Tutti i colori di un mattino

Chiudo gli occhi solo un attimo prima che il riverbero del sole alle mie spalle dipinga di rosa le montagne davanti. L'alba che arriva dopo il primo vero giorno autunnale ha un sapore freddo, quasi di inverno improvviso.
Attivo la mia giornata scorrendo le news e riflettendo insieme sui cambiamenti in corso d'opera nel mondo circostante, quello di tutti i giorni, che sia lavoro, casa o tempo libero. Ogni cosa che mi riguarda, in prima persona o legata agli affetti più cari, cambierà di qualcosa, di poco o tanto la quantità temo la quantificheranno le singole situazioni di vita. 

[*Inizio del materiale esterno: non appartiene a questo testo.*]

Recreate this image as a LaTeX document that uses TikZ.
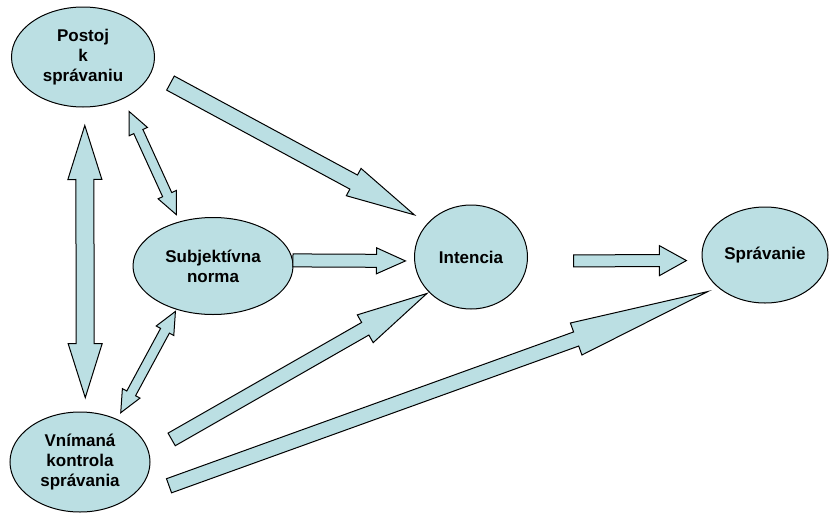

L'attenzione cade sulle elezioni amministrative che inevitabilmente portano con loro strascichi polemici in egual misura, fra chi ne è uscito vincitore e chi no. Un monotono déjà-vu che mi fa tenere alzata la soglia dell'attenzione sui prossimi ballottaggi, almeno quelli che riguardano le grandi città, Torino e Roma. Sulle polemiche striscianti fra chi vince e chi perde.

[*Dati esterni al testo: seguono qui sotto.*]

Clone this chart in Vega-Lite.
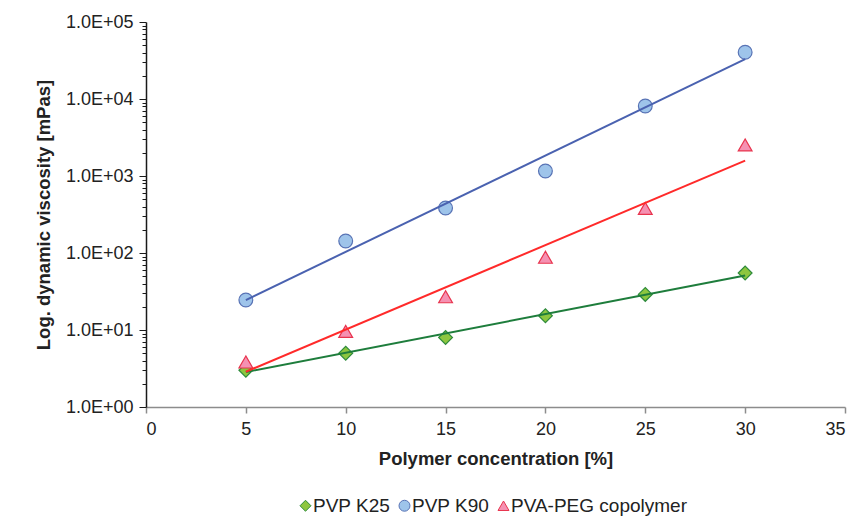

Polemiche così stucchevoli che rischiano di rovinare l'inizio della giornata. Meglio passare oltre, ma oltre non è che sia molto gliore di dove ero prima.

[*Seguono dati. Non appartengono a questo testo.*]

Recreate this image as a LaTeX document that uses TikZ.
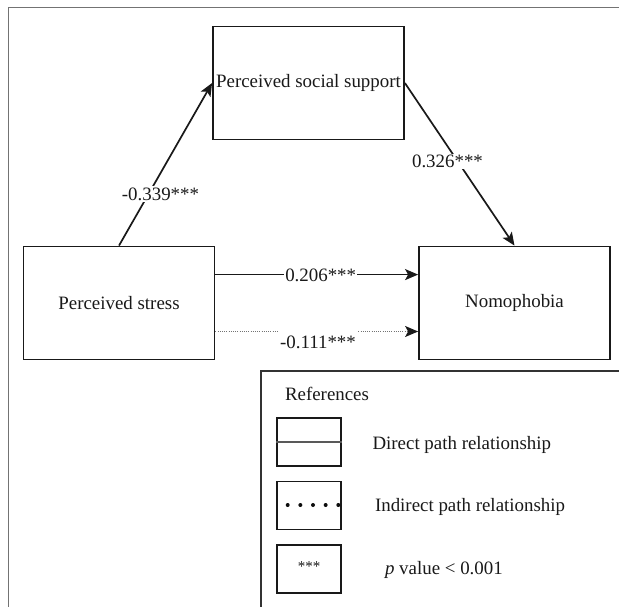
\documentclass[tikz,border=0pt]{standalone}
\usepackage{fontspec}
\setmainfont{Liberation Serif}
\usetikzlibrary{arrows.meta}
\begin{document}
\begin{tikzpicture}[x=1pt,y=-1pt,
  every node/.style={font=\fontsize{18.9}{22}\selectfont, text=black!90},
  varbox/.style={draw=black!90, line width=1.8pt, inner sep=0pt, minimum width=191pt, minimum height=113pt},
  keybox/.style={draw=black!90, line width=1.8pt, inner sep=0pt, minimum width=64pt, minimum height=48pt},
  coef/.style={fill=white, inner xsep=1pt, inner ysep=1.5pt},
  pathline/.style={line width=1.7pt, draw=black!90, -{Stealth[length=13pt,width=11pt,inset=3pt]}},
  indline/.style={line width=1pt, draw=black!55, dash pattern=on 1pt off 1.2pt, -{Stealth[length=13pt,width=11pt,inset=3pt,color=black!90]}}
]
\useasboundingbox (0,0) rectangle (619,607);
\clip (0,0) rectangle (619,607);
\fill[white] (0,0) rectangle (619,607);
% outer frame and legend frame
\draw[black!55, line width=1.2pt] (8.5,620) -- (8.5,7.5) -- (630,7.5);
\draw[black!80, line width=1.6pt] (261,620) -- (261,371) -- (630,371);

% variables
\node[varbox] (pss) at (308.5,83) {Perceived social support};
\node[varbox] (ps) at (119,303) {Perceived stress};
\node[varbox] (nomo) at (514.5,303) {Nomophobia};

% paths
\draw[pathline] (ps.north) -- (pss.west);
\draw[pathline] (pss.east) -- (nomo.north);
\draw[pathline] ([yshift=28.4pt]ps.east) -- ([yshift=28.4pt]nomo.west);
\draw[indline] ([yshift=-28.5pt]ps.east) -- ([yshift=-28.5pt]nomo.west);

% coefficients
\node[coef] (c1) at (160.5,194.4) {-0.339***};
\node[coef] (c2) at (447.5,161.5) {0.326***};
\node[coef] (c3) at (320.7,275) {0.206***};
\node[coef, inner ysep=6pt, inner xsep=1.5pt] (c4) at (318,342.5) {-0.111***};

% legend
\node[anchor=base west] (refs) at (281.5,400) {References};
\node[keybox] (k1) at (309,442) {};
\draw[black!65, line width=1.6pt] (k1.west) -- (k1.east);
\node[anchor=base west] (t1) at (369,449) {Direct path relationship};
\node[keybox] (k2) at (309,505.5) {};
\coordinate (d1) at (287.7,505);
\coordinate (d2) at (340,505);
\draw[black!95, line width=4pt, line cap=round, dash pattern=on 0pt off 12.65pt] (d1) -- (d2);
\node[anchor=base west] (t2) at (371.5,511) {Indirect path relationship};
\node[keybox] (k3) at (309,569) {};
\node (ast) at (309,567) {\fontsize{15}{16}\selectfont ***};
\node[anchor=base west] (t3) at (381.5,574.3) {\textit{p} value < 0.001};
\end{tikzpicture}
\end{document}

Proprio sulla scorta delle polemiche elettorali c'è la polemica sugli scoop giornalistici, su chi farà le proprie fila schieri presunti fascista (già), estremisti, disonesti in generale. Un affresco della politica diventata carrozzone, corrotta e corruttibile, almeno stando ai primi sussurri a ridosso del voto.
Osservo un piccione fermo sul cornicione. Ha freddo pure lui ma non ha il caffè per scaldarsi; lo osservo immobile, quasi rannicchiato su se stesso mentre le montagne davanti a me hanno il loro colore naturale, senza più traccia di rosa.
I colori scopro che fanno male anche a chi vota persi, contrariati in polemiche rosse, nere, di partito o appartenenza.
E allora vado ancora un po' avanti, cercando di scappare dalla giostra dei colori che l'informazione odierna mi sta propinando. Scorro poche pagine, il colore divente verde, come il pass necessario per riprendere la vita di tutti i giorni. Leggo, penso alle puntuali manifestazioni che ogni sabato arrivano fin sulla soglia del negozio dove lavoro.
Il piccione è fermo sul cornicione, raggiunto da un altro volatile.
Stavolta è un verde che mi dà fastidio, perché non parla dei punti di visto, diversi, personali, legittimi, no. Stavolta parla di un verde che diventa rosso e forse nero. Di lacrimogeni, di una città, Roma, in mano alla rivolta, che non capisci guidata e fomentata da chi. Il nero e il rosso mi stanno avvelenando il caffè, preferisco grattarmi il mento e finire il caffè. Mi preparo ad uscire, farà freddo ma darò un nuovo colore, magari blu, alla giornata.
I due piccioni non ci sono più, chissà che non abbiano deciso di vedere luoghi decisamente più confortevoli.